» EXERCISE:
Take the lines from the top down to and including the one with "const dppE545A = [0.481, 0.4815, 0.491, 0.5015, 0.5125, 0.5155];" and repeat them exactly. Omit images.

» DATA BLOCK:
▼

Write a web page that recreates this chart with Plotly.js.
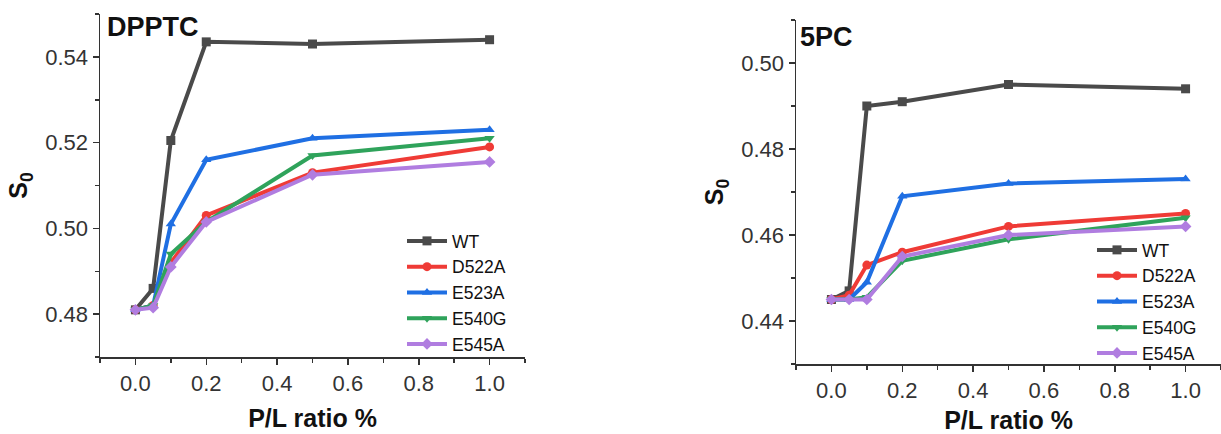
<!DOCTYPE html>
<html><head><meta charset="utf-8">
<script src="https://cdn.plot.ly/plotly-3.0.1.min.js"></script>
<style>html,body{margin:0;padding:0;background:#fff}#chart{width:1221px;height:434px}</style>
</head><body><div id="chart"></div>
<script>
const ratio = [0, 0.05, 0.1, 0.2, 0.5, 1.0];
const seriesNames = ["WT", "D522A", "E523A", "E540G", "E545A"];
const colors = ["#4a4a4a", "#ef3b36", "#1f6fe3", "#2fa35b", "#b07de0"];
const symbols = ["square", "circle", "triangle-up", "triangle-down", "diamond"];

// DPPTC panel
const dppWT    = [0.481, 0.486, 0.5205, 0.5435, 0.543, 0.544];
const dppD522A = [0.481, 0.482, 0.492, 0.503, 0.513, 0.519];
const dppE523A = [0.481, 0.482, 0.501, 0.516, 0.521, 0.523];
const dppE540G = [0.481, 0.482, 0.494, 0.5015, 0.517, 0.521];
const dppE545A = [0.481, 0.4815, 0.491, 0.5015, 0.5125, 0.5155];

// 5PC panel
const pcWT    = [0.445, 0.447, 0.490, 0.491, 0.495, 0.494];
const pcD522A = [0.445, 0.446, 0.453, 0.456, 0.462, 0.465];
const pcE523A = [0.445, 0.445, 0.449, 0.469, 0.472, 0.473];
const pcE540G = [0.445, 0.445, 0.4455, 0.454, 0.459, 0.464];
const pcE545A = [0.445, 0.445, 0.445, 0.455, 0.460, 0.462];

const dppData = [dppWT, dppD522A, dppE523A, dppE540G, dppE545A];
const pcData = [pcWT, pcD522A, pcE523A, pcE540G, pcE545A];

const traces = [];
dppData.forEach((ys, i) => traces.push({
  x: ratio, y: ys, name: seriesNames[i], type: 'scatter', mode: 'lines+markers',
  xaxis: 'x', yaxis: 'y', legend: 'legend',
  line: {color: colors[i], width: 4}, marker: {symbol: symbols[i], size: 9, color: colors[i]}
}));
pcData.forEach((ys, i) => traces.push({
  x: ratio, y: ys, name: seriesNames[i], type: 'scatter', mode: 'lines+markers',
  xaxis: 'x2', yaxis: 'y2', legend: 'legend2',
  line: {color: colors[i], width: 4}, marker: {symbol: symbols[i], size: 9, color: colors[i]}
}));

const tickFont = {family: 'Liberation Sans, Arial, sans-serif', size: 22, color: '#333'};
const titleFont = {family: 'Liberation Sans, Arial, sans-serif', size: 25, color: '#111', weight: 'bold'};
function xax(domain, anchor) {
  return {domain: domain, anchor: anchor, range: [-0.1, 1.1], dtick: 0.2, tick0: 0, tickformat: '.1f',
    showline: true, linecolor: '#333', linewidth: 1.5, ticks: 'outside', ticklen: 6, tickwidth: 1.5, tickcolor: '#333',
    minor: {ticks: 'outside', ticklen: 4, tickwidth: 1.5, tickcolor: '#333', dtick: 0.1, tick0: 0, showgrid: false},
    showgrid: false, zeroline: false, tickfont: tickFont,
    title: {text: 'P/L ratio %', font: titleFont, standoff: 14}};
}
function yax(domain, anchor, range) {
  return {domain: domain, anchor: anchor, range: range, dtick: 0.02, tickformat: '.2f',
    showline: true, linecolor: '#333', linewidth: 1.5, ticks: 'outside', ticklen: 6, tickwidth: 1.5, tickcolor: '#333',
    minor: {ticks: 'outside', ticklen: 4, tickwidth: 1.5, tickcolor: '#333', dtick: 0.01, showgrid: false},
    showgrid: false, zeroline: false, tickfont: tickFont,
    title: {text: 'S<sub>0</sub>', font: titleFont, standoff: 10}};
}
const legendFont = {family: 'Liberation Sans, Arial, sans-serif', size: 17.5, color: '#111'};
const layout = {
  width: 1221, height: 434, margin: {l: 0, r: 0, t: 0, b: 0},
  paper_bgcolor: '#fff', plot_bgcolor: '#fff', showlegend: true,
  xaxis: xax([100/1221, 525/1221], 'y'),
  yaxis: yax([1 - 357/434, 1 - 14/434], 'x', [0.47, 0.55]),
  xaxis2: xax([796/1221, 1], 'y2'),
  yaxis2: yax([1 - 364/434, 1 - 20/434], 'x2', [0.43, 0.51]),
  legend: {x: 402/1221, y: 1 - 223/434, xanchor: 'left', yanchor: 'top', font: legendFont,
    bgcolor: 'rgba(0,0,0,0)', tracegroupgap: 0, itemwidth: 40},
  legend2: {x: 1092/1221, y: 1 - 232/434, xanchor: 'left', yanchor: 'top', font: legendFont,
    bgcolor: 'rgba(0,0,0,0)', tracegroupgap: 0, itemwidth: 40},
  annotations: [
    {text: 'DPPTC', xref: 'paper', yref: 'paper', x: 105/1221, y: 1 - 10/434, xanchor: 'left', yanchor: 'top',
     showarrow: false, font: {family: 'Liberation Sans, Arial, sans-serif', size: 27, color: '#111', weight: 'bold'}},
    {text: '5PC', xref: 'paper', yref: 'paper', x: 798/1221, y: 1 - 20/434, xanchor: 'left', yanchor: 'top',
     showarrow: false, font: {family: 'Liberation Sans, Arial, sans-serif', size: 27, color: '#111', weight: 'bold'}}
  ]
};
Plotly.newPlot('chart', traces, layout, {displayModeBar: false, staticPlot: true});
</script></body></html>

▲

» RESULT BELOW:
Write a web page that recreates this chart with Plotly.js.
<!DOCTYPE html>
<html><head><meta charset="utf-8">
<script src="https://cdn.plot.ly/plotly-3.0.1.min.js"></script>
<style>html,body{margin:0;padding:0;background:#fff}#chart{width:1221px;height:434px}</style>
</head><body><div id="chart"></div>
<script>
const ratio = [0, 0.05, 0.1, 0.2, 0.5, 1.0];
const seriesNames = ["WT", "D522A", "E523A", "E540G", "E545A"];
const colors = ["#4a4a4a", "#ef3b36", "#1f6fe3", "#2fa35b", "#b07de0"];
const symbols = ["square", "circle", "triangle-up", "triangle-down", "diamond"];

// DPPTC panel
const dppWT    = [0.481, 0.486, 0.5205, 0.5435, 0.543, 0.544];
const dppD522A = [0.481, 0.482, 0.492, 0.503, 0.513, 0.519];
const dppE523A = [0.481, 0.482, 0.501, 0.516, 0.521, 0.523];
const dppE540G = [0.481, 0.482, 0.494, 0.5015, 0.517, 0.521];
const dppE545A = [0.481, 0.4815, 0.491, 0.5015, 0.5125, 0.5155];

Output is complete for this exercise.